7 mars 2015

[Kogi] Complexes émoambiantiels et instrumentalisation poétique de la mémoire


Ma mémoire n'est pas un container à souvenirs visuels. C'est la matrice de mon présent et le matériau de mes attentes, projections et modifications imaginaires.

Une grande part de l'exercice poétique consiste à cultiver la sensibilité et la précision des rapports conscients avec les complexes ambiantiels, émoimmersifs ou substamporels de la mémoire (quelle que soit leur provenance : rêve marquant, balade urbaine dans "mon" quartier, immersion vidéoludique, rituel intime secret...), de manière à pouvoir infuser l'expérience présente d'expériences passées, les renouveler, en forger de nouvelles.
  
  
   
  
 
Tout personne douée de mémoire et d'émotion peut aiguiser ses capacités de remémoration, d'identification et d'évocation de ces ambiances temporalisées personnelles synaesthétiquement actives. Mais aussi améliorer la faculté de fixation de nouveaux complexes à partir du présent.

Pour favoriser leur cartographie intérieure et leur formation cristalline, chacun ses techniques et ses pratiques : tenir un agenda hebdomadaire coloré, une archive de musiques écoutées par périodes ou saisons, se promener régulièrement en étant attentif aux évocations et aux sentiments qui émergent et d'où, prendre 1 photo par jour avec un pola, faire chaque soir l'effort de se rappeler de la journée en détail et lui donner un "titre" qui rime avec la date ou le mois, adjoindre plusieurs romans ou 1 biographie stimulante à chaque année qui passe, aller à des concerts et des expos qui synthétisent la recherche ou l'esthétique d'une période, associer des œuvres plastiques, des parfums ou des fictions aux événements marquants, aux rencontres ou aux lieux.
  
   
  
  
Pour ma part, je suis particulièrement sensible aux différences de luminosité, au goût de l'air, à la respiration (diurne ou nocturne), à la météo, aux odeurs et parfums, à l'apparence des bâtiments et leur architecture interne, les couleurs de la végétation et de l'eau (qu'elle soit verte ou noire, pressée ou stagnante, baignade ou kayak). La balade méditative dans des lieux familiers ou inconnus est donc toute indiquée, intense et jouissive. Le "temps" de l'année m'est hyper important (par ex. : un souvenir intense me revient soudainement et sans raison apparente, jusqu'à ce que je réalise qu'il correspond à ce que j'ai fait il y a 1 an exactement, ou 2 ou 3, parfois presque jour pour jour !).

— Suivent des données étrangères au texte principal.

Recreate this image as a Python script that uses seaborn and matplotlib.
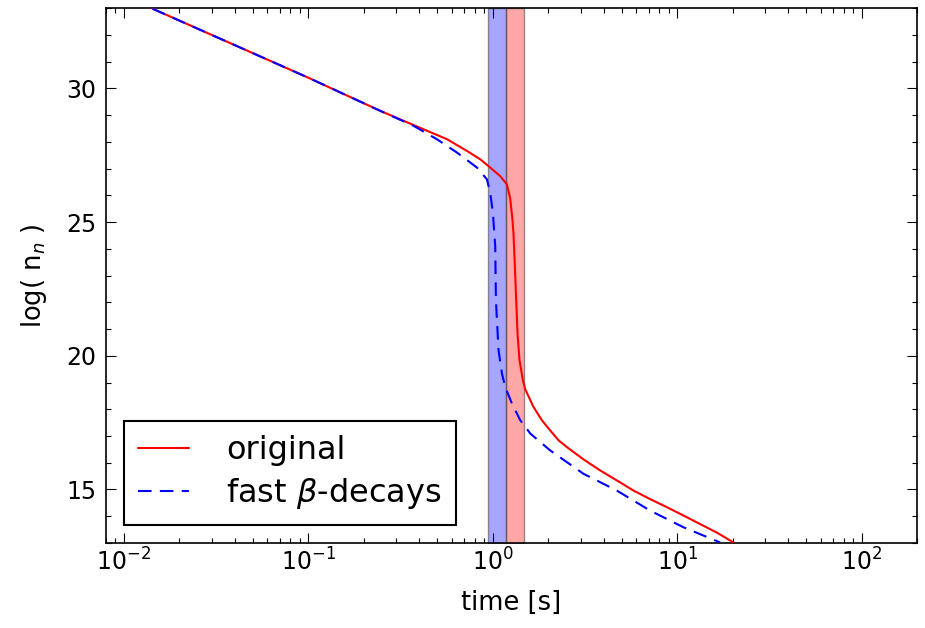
import matplotlib
matplotlib.use("Agg")
import matplotlib.pyplot as plt
from matplotlib.ticker import AutoMinorLocator
import seaborn as sns
import pandas as pd

# ---- data ----
t_orig = [0.0143, 0.1007, 0.2456, 0.372, 0.565, 0.725, 0.855, 0.969, 1.098, 1.194,
          1.244, 1.275, 1.296, 1.319, 1.341, 1.363, 1.397, 1.458, 1.503, 1.663,
          1.847, 2.05, 2.274, 2.52, 3.10, 3.83, 4.71, 5.80, 7.14, 8.79,
          10.8, 13.3, 16.4, 20.2]
logn_orig = [32.98, 30.39, 29.16, 28.63, 28.10, 27.66, 27.35, 27.04, 26.72, 26.41,
             25.88, 25.20, 24.60, 23.34, 22.09, 20.84, 19.84, 19.09, 18.74, 18.09,
             17.59, 17.21, 16.84, 16.59, 16.13, 15.71, 15.34, 14.96, 14.64, 14.34,
             14.03, 13.71, 13.39, 13.02]

t_fast = [0.0143, 0.1007, 0.2456, 0.372, 0.498, 0.64, 0.821, 0.930, 0.969, 1.0025,
          1.032, 1.041, 1.075, 1.122, 1.169, 1.27, 1.41, 1.60, 2.05, 3.10,
          4.71, 7.14, 10.8, 17.1]
logn_fast = [32.98, 30.39, 29.16, 28.60, 28.10, 27.60, 27.04, 26.60, 26.10, 25.35,
             24.09, 22.09, 20.22, 19.34, 18.84, 18.22, 17.59, 17.09, 16.46, 15.59,
             14.96, 14.21, 13.59, 13.02]

band_blue = [0.945, 1.18]
band_red = [1.18, 1.48]

series_labels = ["original", r"fast $\beta$-decays"]
x_ticks = [1e-2, 1e-1, 1e0, 1e1, 1e2]
y_ticks = [15, 20, 25, 30]
y_range = [13, 33]

# ---- style ----
sns.set_style("white")
plt.rcParams.update({
    "font.family": ["DejaVu Sans"],
    "xtick.direction": "in", "ytick.direction": "in",
    "xtick.top": True, "ytick.right": True,
    "xtick.bottom": True, "ytick.left": True,
    "xtick.major.size": 7, "ytick.major.size": 7,
    "xtick.minor.size": 3.5, "ytick.minor.size": 3.5,
    "xtick.major.width": 0.8, "ytick.major.width": 0.8,
    "xtick.minor.width": 0.8, "ytick.minor.width": 0.8,
    "xtick.color": "black", "ytick.color": "black",
    "axes.edgecolor": "black", "axes.linewidth": 1.2,
    "axes.labelcolor": "black", "text.color": "black",
    "mathtext.fontset": "dejavusans",
})

fig = plt.figure(figsize=(9.25, 6.28), dpi=100)
ax = fig.add_axes([0.1146, 0.1354, 0.9914 - 0.1146, 0.987 - 0.1354])

df = pd.concat([
    pd.DataFrame({"t": t_orig, "logn": logn_orig, "series": series_labels[0]}),
    pd.DataFrame({"t": t_fast, "logn": logn_fast, "series": series_labels[1]}),
], ignore_index=True)

# shaded bands in data coordinates
ax.fill_betweenx(y_range, band_blue[0], band_blue[1], facecolor=(0, 0, 1, 0.35),
                 edgecolor=(0.3, 0.3, 0.3, 0.6), lw=1.0, zorder=1)
ax.fill_betweenx(y_range, band_red[0], band_red[1], facecolor=(1, 0, 0, 0.35),
                 edgecolor=(0.3, 0.3, 0.3, 0.6), lw=1.0, zorder=1)

sns.lineplot(data=df, x="t", y="logn", hue="series", style="series",
             palette={series_labels[0]: "red", series_labels[1]: "blue"},
             dashes={series_labels[0]: "", series_labels[1]: (6.5, 4)},
             sort=False, estimator=None, lw=1.5, ax=ax, zorder=3)

ax.set_xscale("log")
ax.set_xlim(0.008, 200)
ax.set_ylim(y_range[0], y_range[1])
ax.set_xticks(x_ticks)
ax.set_yticks(y_ticks)
ax.yaxis.set_minor_locator(AutoMinorLocator(5))
ax.tick_params(axis="both", which="major", labelsize=17)
ax.tick_params(axis="x", which="major", pad=4)
ax.tick_params(axis="y", which="major", pad=7)

ax.set_xlabel("time [s]", fontsize=18.5, labelpad=10)
ax.set_ylabel(r"log( n$_n$ )", fontsize=18.5, labelpad=12)

handles, labels = ax.get_legend_handles_labels()
leg = ax.legend(handles, labels, loc="lower left", fontsize=23, frameon=True,
                fancybox=False, handlelength=1.6, handletextpad=1.15,
                borderpad=0.45, labelspacing=0.3, borderaxespad=0.55)
leg.get_frame().set_edgecolor("black")
leg.get_frame().set_linewidth(1.5)
leg.get_frame().set_alpha(1)

fig.savefig("out.png", dpi=100)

Quant à l'identification et l'évocation mentale des complexes chrono-phéno-substantiels, je leur associe des souvenirs visuels que je révise régulièrement, grâce à des archives datées de mon quotidien, des rencontres, des activités, pensées, immersions fictionnelles et intellectuelles correspondant à telle année, telle saison, telle semaine (en particulier : voyages physiques, musiques, romans, essais, articles, jeux vidéo, expos, films, images digitales, cartes à jouer illustrées ou reproductions d'art).
  
    

    
Revenir de temps à autre sur une période passée, seul ou en parler avec ceux qui étaient là, s'inspirer à nouveau de ce qui inspirait, considérer non seulement comment je m'y sentais, ce que j'y faisais, ce qui me nourrissait alors, mais aussi comment j'imaginais l'avenir et ce à quoi j'aspirais. Quel était mon rapport à la temporalité, qu'est-ce que je déployais derrière et devant moi, pourquoi, etc.

Les complexes émoambiantiels sont des outils d'inspiration puissants, tant pour l'élan et la motivation du travail artistique que pour leurs contenus et ressources en formes, en sentiments, en questions irrésolues ; tant leur constitution progressive que leur retour soudain, inattendu et enivrant au contact d'une ville, d'une ambiance ou d'une situation présente.

L'artiste instrumentalise et utilise ces phases de passé incarné pour composer, sans scrupules, et stimule l'inspiration par le moyen de savoirs et d'autres œuvres d'art qui entrent en résonance avec ce qui, petit à petit, prend corps devant elle / devant lui.

Avec la pratique et au fil des réalisations concrètes, il devient de plus en plus facile de traduire ces anciennes et nouvelles atmosphères saisonnières dans des formes, des gestes, des rythmes, des traits, des mélodies, des phrases, des narrations, des aventures interactives, des installations ou des maquette en pierre (selon le média).
  
  
Demons of Memory, John Fincher / Farther Memory, Chiaru Shiota
  
  
Bien sûr, les complexes émo-ambiantiels ne sont pas l'alpha et l'oméga de la composition artistique. S'ils deviennent trop envahissants, répétitifs, nourrissent des obsessions ou provoquent la paralysie par extase : ne pas hésiter à les mutiler par bidouillage, par croisements incongrus, par techniques du hasard, les arracher à leur socle personnel, les confronter à des réflexions abstraites ou les abandonner pour une approche plus concrète, plus participative, plus expérimentale, plus hasardeuse, plus technologique ou plus matérielle de la production d'art.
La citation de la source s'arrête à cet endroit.